» WHAT THE TASK ASKS: Write every line out verbatim and omit the pictures.
::: GIVEN INFORMATION :::
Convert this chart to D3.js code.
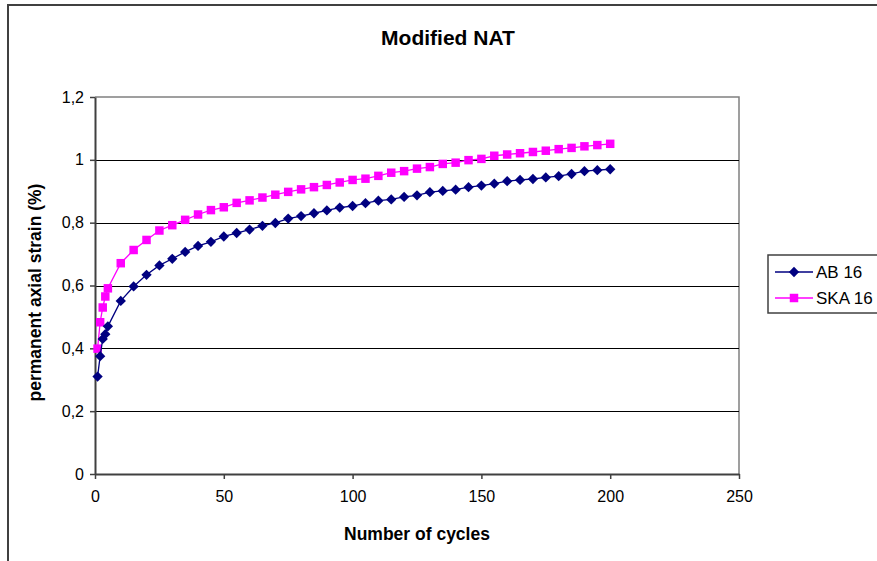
<!DOCTYPE html>
<html><head><meta charset="utf-8">
<script src="https://cdn.jsdelivr.net/npm/d3@7"></script>
<style>body{margin:0;background:#fff}svg{display:block}text{font-family:"Liberation Sans",Arial,sans-serif}</style>
</head><body>
<svg id="c" width="877" height="561"></svg>
<script>
const cycles = [1,2,3,4,5,10,15,20,25,30,35,40,45,50,55,60,65,70,75,80,85,90,95,100,105,110,115,120,125,130,135,140,145,150,155,160,165,170,175,180,185,190,195,200];
const ab16 = [0.31,0.375,0.43,0.445,0.47,0.551,0.597,0.634,0.664,0.685,0.707,0.726,0.739,0.756,0.767,0.778,0.790,0.799,0.813,0.821,0.830,0.839,0.848,0.853,0.862,0.870,0.874,0.882,0.887,0.897,0.901,0.905,0.913,0.918,0.924,0.932,0.936,0.939,0.944,0.948,0.955,0.964,0.967,0.970];
const ska16 = [0.399,0.483,0.53,0.565,0.591,0.671,0.713,0.745,0.775,0.792,0.809,0.826,0.840,0.849,0.863,0.871,0.880,0.889,0.898,0.906,0.913,0.920,0.928,0.936,0.940,0.949,0.959,0.964,0.972,0.977,0.987,0.991,0.999,1.003,1.013,1.017,1.021,1.025,1.029,1.034,1.038,1.043,1.047,1.051];
const xTicks = [0,50,100,150,200,250];
const yTicks = [0,0.2,0.4,0.6,0.8,1.0,1.2];
const seriesNames = ["AB 16","SKA 16"];
const colors = ["#000080","#FF00FF"];

const svg = d3.select("#c");
const L=95,R=739,T=97,B=474;
const x = d3.scaleLinear().domain([0,250]).range([L,R]);
const y = d3.scaleLinear().domain([0,1.2]).range([B,T]);
const fmt = d => d===0?"0":(d===1?"1":d3.format(".1f")(d).replace(".",","));

svg.append("path").attr("d","M8,561 V5 H877").attr("fill","none").attr("stroke","#404040").attr("stroke-width",2);

svg.append("text").attr("x",448).attr("y",45).attr("text-anchor","middle").attr("font-size",21).attr("font-weight","bold").text("Modified NAT");

svg.append("path").attr("d",`M${L},${T} H${R} V${B}`).attr("fill","none").attr("stroke","#808080").attr("stroke-width",1.5);

svg.append("g").selectAll("line").data(yTicks.filter(d=>d>0&&d<1.2)).join("line")
  .attr("x1",L).attr("x2",R).attr("y1",d=>Math.round(y(d))+0.5).attr("y2",d=>Math.round(y(d))+0.5)
  .attr("stroke","#000").attr("stroke-width",1);

const yAxis = d3.axisLeft(y).tickValues(yTicks).tickFormat(fmt).tickSizeOuter(0).tickSizeInner(5).tickPadding(6);
const gy = svg.append("g").attr("transform",`translate(${L},0)`).call(yAxis);
const xAxis = d3.axisBottom(x).tickValues(xTicks).tickSizeOuter(0).tickSizeInner(5).tickPadding(12);
const gx = svg.append("g").attr("transform",`translate(0,${B})`).call(xAxis);
[gx,gy].forEach(g=>{
  g.selectAll("path.domain").attr("stroke","#404040").attr("stroke-width",2);
  g.selectAll(".tick line").attr("stroke","#404040").attr("stroke-width",1.5);
  g.selectAll("text").attr("font-size",16).attr("fill","#000").attr("font-family","Liberation Sans, Arial, sans-serif");
});

svg.append("text").attr("x",(L+R)/2).attr("y",540).attr("text-anchor","middle").attr("font-size",17.5).attr("font-weight","bold").text("Number of cycles");
svg.append("text").attr("transform",`translate(41,${(T+B)/2+7}) rotate(-90)`).attr("text-anchor","middle").attr("font-size",17.5).attr("font-weight","bold").text("permanent axial strain (%)");

const line = d3.line().x(d=>x(d[0])).y(d=>y(d[1]));
const data = [cycles.map((c,i)=>[c,ab16[i]]), cycles.map((c,i)=>[c,ska16[i]])];
const diamond = d3.symbol().type(d3.symbolDiamond2).size(68);
const square = d3.symbol().type(d3.symbolSquare).size(72);

[1,0].forEach(s=>{
  svg.append("path").datum(data[s]).attr("d",line).attr("fill","none").attr("stroke",colors[s]).attr("stroke-width",1.3);
  svg.append("g").selectAll("path").data(data[s]).join("path")
    .attr("transform",d=>`translate(${x(d[0])},${y(d[1])})`)
    .attr("d", s===0?diamond():square()).attr("fill",colors[s]);
});

const lg = svg.append("g");
lg.append("rect").attr("x",768).attr("y",255).attr("width",120).attr("height",58).attr("fill","#fff").attr("stroke","#404040").attr("stroke-width",1.5);
seriesNames.forEach((n,i)=>{
  const yy = 272+i*26;
  lg.append("line").attr("x1",775).attr("x2",813).attr("y1",yy).attr("y2",yy).attr("stroke",colors[i]).attr("stroke-width",1.3);
  lg.append("path").attr("transform",`translate(794,${yy})`).attr("d", i===0?diamond():square()).attr("fill",colors[i]);
  lg.append("text").attr("x",816).attr("y",yy+6).attr("font-size",17).text(n);
});
</script>
</body></html>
:::
» WRITTEN REPLY:
Convert this chart to D3.js code.
<!DOCTYPE html>
<html><head><meta charset="utf-8">
<script src="https://cdn.jsdelivr.net/npm/d3@7"></script>
<style>body{margin:0;background:#fff}svg{display:block}text{font-family:"Liberation Sans",Arial,sans-serif}</style>
</head><body>
<svg id="c" width="877" height="561"></svg>
<script>
const cycles = [1,2,3,4,5,10,15,20,25,30,35,40,45,50,55,60,65,70,75,80,85,90,95,100,105,110,115,120,125,130,135,140,145,150,155,160,165,170,175,180,185,190,195,200];
const ab16 = [0.31,0.375,0.43,0.445,0.47,0.551,0.597,0.634,0.664,0.685,0.707,0.726,0.739,0.756,0.767,0.778,0.790,0.799,0.813,0.821,0.830,0.839,0.848,0.853,0.862,0.870,0.874,0.882,0.887,0.897,0.901,0.905,0.913,0.918,0.924,0.932,0.936,0.939,0.944,0.948,0.955,0.964,0.967,0.970];
const ska16 = [0.399,0.483,0.53,0.565,0.591,0.671,0.713,0.745,0.775,0.792,0.809,0.826,0.840,0.849,0.863,0.871,0.880,0.889,0.898,0.906,0.913,0.920,0.928,0.936,0.940,0.949,0.959,0.964,0.972,0.977,0.987,0.991,0.999,1.003,1.013,1.017,1.021,1.025,1.029,1.034,1.038,1.043,1.047,1.051];
const xTicks = [0,50,100,150,200,250];
const yTicks = [0,0.2,0.4,0.6,0.8,1.0,1.2];
const seriesNames = ["AB 16","SKA 16"];
const colors = ["#000080","#FF00FF"];

const svg = d3.select("#c");
const L=95,R=739,T=97,B=474;
const x = d3.scaleLinear().domain([0,250]).range([L,R]);
const y = d3.scaleLinear().domain([0,1.2]).range([B,T]);
const fmt = d => d===0?"0":(d===1?"1":d3.format(".1f")(d).replace(".",","));

svg.append("path").attr("d","M8,561 V5 H877").attr("fill","none").attr("stroke","#404040").attr("stroke-width",2);

svg.append("text").attr("x",448).attr("y",45).attr("text-anchor","middle").attr("font-size",21).attr("font-weight","bold").text("Modified NAT");

svg.append("path").attr("d",`M${L},${T} H${R} V${B}`).attr("fill","none").attr("stroke","#808080").attr("stroke-width",1.5);

svg.append("g").selectAll("line").data(yTicks.filter(d=>d>0&&d<1.2)).join("line")
  .attr("x1",L).attr("x2",R).attr("y1",d=>Math.round(y(d))+0.5).attr("y2",d=>Math.round(y(d))+0.5)
  .attr("stroke","#000").attr("stroke-width",1);

const yAxis = d3.axisLeft(y).tickValues(yTicks).tickFormat(fmt).tickSizeOuter(0).tickSizeInner(5).tickPadding(6);
const gy = svg.append("g").attr("transform",`translate(${L},0)`).call(yAxis);
const xAxis = d3.axisBottom(x).tickValues(xTicks).tickSizeOuter(0).tickSizeInner(5).tickPadding(12);
const gx = svg.append("g").attr("transform",`translate(0,${B})`).call(xAxis);
[gx,gy].forEach(g=>{
  g.selectAll("path.domain").attr("stroke","#404040").attr("stroke-width",2);
  g.selectAll(".tick line").attr("stroke","#404040").attr("stroke-width",1.5);
  g.selectAll("text").attr("font-size",16).attr("fill","#000").attr("font-family","Liberation Sans, Arial, sans-serif");
});

svg.append("text").attr("x",(L+R)/2).attr("y",540).attr("text-anchor","middle").attr("font-size",17.5).attr("font-weight","bold").text("Number of cycles");
svg.append("text").attr("transform",`translate(41,${(T+B)/2+7}) rotate(-90)`).attr("text-anchor","middle").attr("font-size",17.5).attr("font-weight","bold").text("permanent axial strain (%)");

const line = d3.line().x(d=>x(d[0])).y(d=>y(d[1]));
const data = [cycles.map((c,i)=>[c,ab16[i]]), cycles.map((c,i)=>[c,ska16[i]])];
const diamond = d3.symbol().type(d3.symbolDiamond2).size(68);
const square = d3.symbol().type(d3.symbolSquare).size(72);

[1,0].forEach(s=>{
  svg.append("path").datum(data[s]).attr("d",line).attr("fill","none").attr("stroke",colors[s]).attr("stroke-width",1.3);
  svg.append("g").selectAll("path").data(data[s]).join("path")
    .attr("transform",d=>`translate(${x(d[0])},${y(d[1])})`)
    .attr("d", s===0?diamond():square()).attr("fill",colors[s]);
});

const lg = svg.append("g");
lg.append("rect").attr("x",768).attr("y",255).attr("width",120).attr("height",58).attr("fill","#fff").attr("stroke","#404040").attr("stroke-width",1.5);
seriesNames.forEach((n,i)=>{
  const yy = 272+i*26;
  lg.append("line").attr("x1",775).attr("x2",813).attr("y1",yy).attr("y2",yy).attr("stroke",colors[i]).attr("stroke-width",1.3);
  lg.append("path").attr("transform",`translate(794,${yy})`).attr("d", i===0?diamond():square()).attr("fill",colors[i]);
  lg.append("text").attr("x",816).attr("y",yy+6).attr("font-size",17).text(n);
});
</script>
</body></html>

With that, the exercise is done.